[Collection entries]
BEGIN

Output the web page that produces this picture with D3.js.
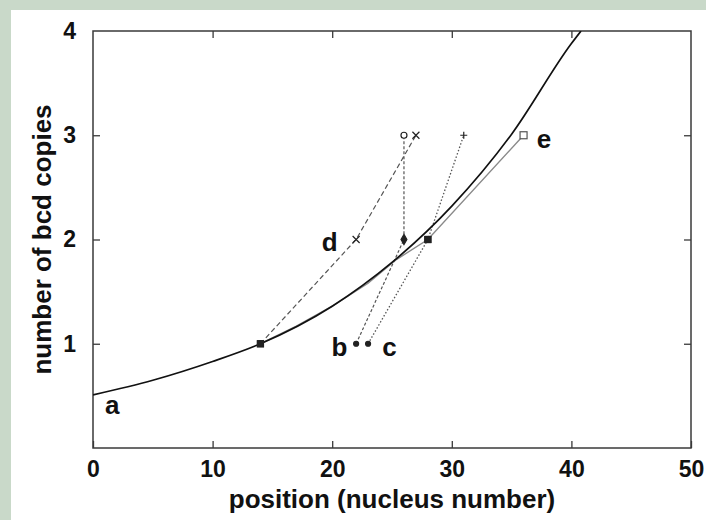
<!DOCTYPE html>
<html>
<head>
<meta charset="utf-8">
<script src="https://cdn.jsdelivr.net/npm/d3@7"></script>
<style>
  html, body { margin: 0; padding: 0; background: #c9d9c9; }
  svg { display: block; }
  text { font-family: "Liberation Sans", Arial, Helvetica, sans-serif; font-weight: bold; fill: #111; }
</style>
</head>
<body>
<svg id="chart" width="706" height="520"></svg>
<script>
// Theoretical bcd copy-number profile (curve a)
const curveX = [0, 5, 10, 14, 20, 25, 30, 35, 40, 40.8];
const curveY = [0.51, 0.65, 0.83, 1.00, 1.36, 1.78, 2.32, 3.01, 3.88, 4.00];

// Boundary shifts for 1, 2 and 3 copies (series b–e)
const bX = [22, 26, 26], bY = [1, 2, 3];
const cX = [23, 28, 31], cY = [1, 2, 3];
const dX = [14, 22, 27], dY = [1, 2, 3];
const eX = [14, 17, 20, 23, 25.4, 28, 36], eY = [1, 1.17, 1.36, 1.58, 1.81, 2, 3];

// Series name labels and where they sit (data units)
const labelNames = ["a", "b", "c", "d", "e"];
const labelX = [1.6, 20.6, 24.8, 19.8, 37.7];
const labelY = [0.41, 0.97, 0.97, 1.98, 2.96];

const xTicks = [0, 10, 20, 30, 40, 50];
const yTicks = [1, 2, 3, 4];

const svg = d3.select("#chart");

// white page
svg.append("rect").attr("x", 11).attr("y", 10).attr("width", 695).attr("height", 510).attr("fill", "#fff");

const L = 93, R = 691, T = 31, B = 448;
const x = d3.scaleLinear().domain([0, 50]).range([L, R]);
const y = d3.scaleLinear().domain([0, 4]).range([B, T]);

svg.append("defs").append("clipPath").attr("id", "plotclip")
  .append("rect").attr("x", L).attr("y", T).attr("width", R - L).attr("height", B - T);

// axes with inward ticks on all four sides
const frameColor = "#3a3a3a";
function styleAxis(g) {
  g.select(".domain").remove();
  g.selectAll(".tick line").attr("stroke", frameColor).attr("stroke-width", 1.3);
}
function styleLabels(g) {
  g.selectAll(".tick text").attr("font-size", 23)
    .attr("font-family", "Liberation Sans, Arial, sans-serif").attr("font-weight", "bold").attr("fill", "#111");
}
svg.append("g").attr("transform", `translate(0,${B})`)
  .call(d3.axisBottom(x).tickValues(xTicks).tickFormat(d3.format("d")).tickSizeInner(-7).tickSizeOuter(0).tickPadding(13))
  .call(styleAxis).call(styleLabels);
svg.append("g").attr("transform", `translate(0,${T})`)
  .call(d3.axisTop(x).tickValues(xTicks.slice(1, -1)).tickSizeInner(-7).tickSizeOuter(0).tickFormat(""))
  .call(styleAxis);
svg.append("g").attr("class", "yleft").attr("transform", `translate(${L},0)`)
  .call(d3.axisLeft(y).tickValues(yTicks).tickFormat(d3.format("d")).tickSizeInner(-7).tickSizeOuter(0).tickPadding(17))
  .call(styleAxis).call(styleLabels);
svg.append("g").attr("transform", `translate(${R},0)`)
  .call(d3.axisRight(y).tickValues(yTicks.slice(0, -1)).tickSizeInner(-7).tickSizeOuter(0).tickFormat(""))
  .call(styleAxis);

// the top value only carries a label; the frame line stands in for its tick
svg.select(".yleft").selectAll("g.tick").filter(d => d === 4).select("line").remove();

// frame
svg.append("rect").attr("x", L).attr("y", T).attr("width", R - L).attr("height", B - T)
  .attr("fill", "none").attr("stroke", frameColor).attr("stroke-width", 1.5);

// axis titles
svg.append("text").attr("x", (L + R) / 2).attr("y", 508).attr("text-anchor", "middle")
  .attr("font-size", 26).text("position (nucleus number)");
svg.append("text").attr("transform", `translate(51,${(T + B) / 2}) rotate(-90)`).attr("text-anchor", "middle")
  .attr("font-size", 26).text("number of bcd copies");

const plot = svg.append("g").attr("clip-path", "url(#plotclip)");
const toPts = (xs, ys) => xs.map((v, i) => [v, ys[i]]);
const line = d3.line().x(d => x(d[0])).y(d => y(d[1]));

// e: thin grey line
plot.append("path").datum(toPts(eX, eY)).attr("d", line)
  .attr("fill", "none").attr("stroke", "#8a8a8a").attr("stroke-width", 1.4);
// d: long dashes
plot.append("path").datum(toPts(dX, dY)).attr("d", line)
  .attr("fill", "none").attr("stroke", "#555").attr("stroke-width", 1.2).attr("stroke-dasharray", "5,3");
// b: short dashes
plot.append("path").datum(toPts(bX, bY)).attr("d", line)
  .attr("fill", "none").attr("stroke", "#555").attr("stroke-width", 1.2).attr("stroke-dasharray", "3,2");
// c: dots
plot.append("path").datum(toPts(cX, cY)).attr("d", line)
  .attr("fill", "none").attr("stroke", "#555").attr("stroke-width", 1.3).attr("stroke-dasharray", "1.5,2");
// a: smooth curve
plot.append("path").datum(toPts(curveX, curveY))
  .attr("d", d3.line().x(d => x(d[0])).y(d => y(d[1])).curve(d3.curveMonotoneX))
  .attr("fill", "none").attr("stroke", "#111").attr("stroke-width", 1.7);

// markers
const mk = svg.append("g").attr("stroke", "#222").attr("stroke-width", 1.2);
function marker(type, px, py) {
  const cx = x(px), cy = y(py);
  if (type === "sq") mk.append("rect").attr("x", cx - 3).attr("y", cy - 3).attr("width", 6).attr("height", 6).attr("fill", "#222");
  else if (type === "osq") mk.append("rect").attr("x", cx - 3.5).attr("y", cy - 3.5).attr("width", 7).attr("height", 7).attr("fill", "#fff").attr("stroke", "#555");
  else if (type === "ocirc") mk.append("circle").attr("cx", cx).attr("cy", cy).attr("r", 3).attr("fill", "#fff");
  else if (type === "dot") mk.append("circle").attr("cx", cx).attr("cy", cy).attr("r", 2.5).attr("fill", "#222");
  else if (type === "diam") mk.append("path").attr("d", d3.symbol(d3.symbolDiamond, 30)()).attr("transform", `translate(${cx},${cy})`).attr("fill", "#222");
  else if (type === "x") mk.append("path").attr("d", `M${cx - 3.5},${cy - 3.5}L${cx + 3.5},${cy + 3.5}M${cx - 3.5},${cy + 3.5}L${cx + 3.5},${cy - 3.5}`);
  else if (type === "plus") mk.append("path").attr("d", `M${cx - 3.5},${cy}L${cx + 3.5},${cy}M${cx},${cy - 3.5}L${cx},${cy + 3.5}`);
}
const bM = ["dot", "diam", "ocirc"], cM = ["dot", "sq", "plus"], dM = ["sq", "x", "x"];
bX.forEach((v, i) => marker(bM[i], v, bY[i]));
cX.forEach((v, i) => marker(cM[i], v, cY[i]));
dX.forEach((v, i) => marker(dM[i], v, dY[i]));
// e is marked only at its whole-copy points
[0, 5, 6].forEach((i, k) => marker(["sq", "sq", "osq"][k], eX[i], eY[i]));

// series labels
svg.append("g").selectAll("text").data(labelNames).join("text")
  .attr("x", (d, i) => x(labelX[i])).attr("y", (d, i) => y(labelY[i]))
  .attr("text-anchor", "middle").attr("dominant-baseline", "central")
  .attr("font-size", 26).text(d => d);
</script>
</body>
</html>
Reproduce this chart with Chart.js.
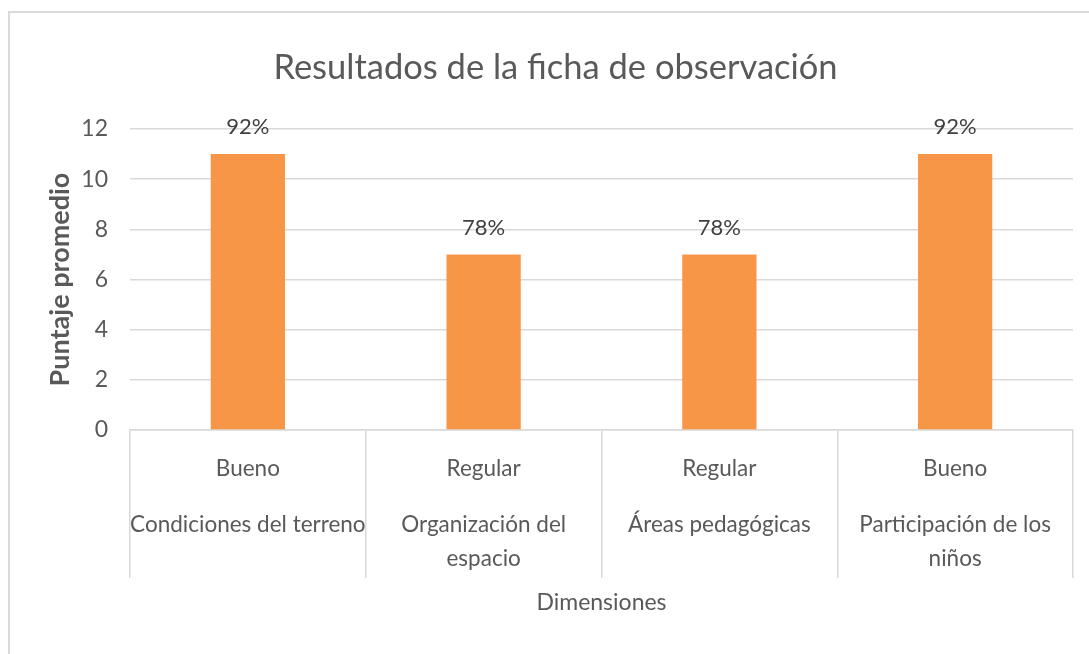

END

STATED EXERCISE:
List the lines of the records where "with" occurs.

SOLVED EXERCISE:
Output the web page that produces this picture with D3.js.
// axes with inward ticks on all four sides
Reproduce this chart with Chart.js.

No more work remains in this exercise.